Per la prima volta gli astronomi hanno rilevato la presenza di campi magnetici appena fuori l’orizzonte degli eventi di un buco nero supermassicio, precisamente quello che si trova al centro della nostra galassia, la Via Lattea.
«La comprensione di questi campi magnetici è essenziale», dice Michael Johnson dell’Harvard-Smithsonian Center for Astrophysics (CfA) leader del team che ha redatto lo studio pubblicato oggi sulla rivista Science. «L’esistenza di tali campi magnetici è stata da sempre ipotizzata, ma nessuno fino ad oggi ne avuto l’evidenza della loro presenza. I risultati ottenuti danno una solida base a quelle che fino ad oggi sono state solo speculazioni teoriche», aggiunge il principal investigator Shep Doeleman (CfA/MIT), assistente direttore dell’Haystack Observatory dell’MIT.
É stato possibile raggiungere questo risultato grazie al network di radiotelescopi che formano l’Event Horizon Telescope (EHT). Grazie all’osservazione congiunta effettuata con grandi radiotelescopi l’EHT è in grado di rilevare immagini di ampiezza pari 15 microsecondi d’arco. Un arcosecondo ha un’ampiezza pari a 1/3.600 di grado, per fare un paragone una pallina da golf sulla luna avrebbe un’ampiezza angolare di 15 microsecondi d’arco.
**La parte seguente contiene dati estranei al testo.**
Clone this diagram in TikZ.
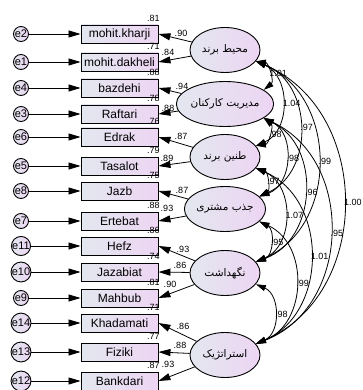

È necessario di disporre di una risoluzione così elevata in ragione del fatto che un buco nero supermassiccio è uno degli oggetti più compatti dell’universo, il buco nero centrale della nostra galassia, Sgr A* (Sagittarius A-star), ha una massa paria a 4 milioni di volte quella del Sole, mentre il suo orizzonte degli eventi ha un’ampiezza di “soli” 12 milioni di chilometri, più piccolo delll’orbita di Mercurio, ed essendo collocato a circa 25.000 anni luce di distanza da noi tale grandezza corrisponde ad un’ampiezza incredibilmente piccola: soli 10 microsecondi d’arco. Per fortuna l’intensa gravità del buco nero “trattiene” la luce in modo che essa appaia più grande nel cielo: circa 50 microsecondi d’arco, un’ampiezza che l’EHT è stato quindi rilevare.
L’Event Horizon Telescope ha effettuato osservazioni ad una lunghezza d’onda di 1,3 mm, misurando quanto tale luce fosse polarizzata linearmente. Nel caso dell’oggetto Sgr A* la luce polarizzata è emessa dal movimento a spirale degli elettroni attorno alle linee di campo magnetico. Come risultato questa luce traccia la struttura del campo magnetico.
«Ancora una volta il centro della galassia dimostra di essere un luogo ben più dinamico di quello che avremmo mai potuto immaginare», aggiunge.
Le osservazioni sono state realizzate sfruttando tre infrastrutture situate in tre differenti luoghi: il Submillimeter Array ed il James Clerk Maxwell Telescope – entrambi situate alle Hawaii – il Submillimeter Telescope situato in Arizona sul monte Graham e il Combined Array for Research in Millimeter-wave Astronomy (CARMA) vicino Bishop, in California. Man mano che l’EHT potrà contare su un maggior numero di radiotelescopi diffusi sulla Terra, e raccogliere quindi un quantitativo di dati maggiore, crescerà anche la sua capacità di risoluzione, con l’obiettivo di riuscire a raccogliere immagini per la prima volta direttamente dall’orizzonte degli eventi del buco nero.
Il team dell’EHT, grazie a questo risultato è più vicino a risolvere una delle domande e dei paradossi più grandi su cui gli astronomi si interrogano, ovvero il perché i buchi neri siano così luminosi.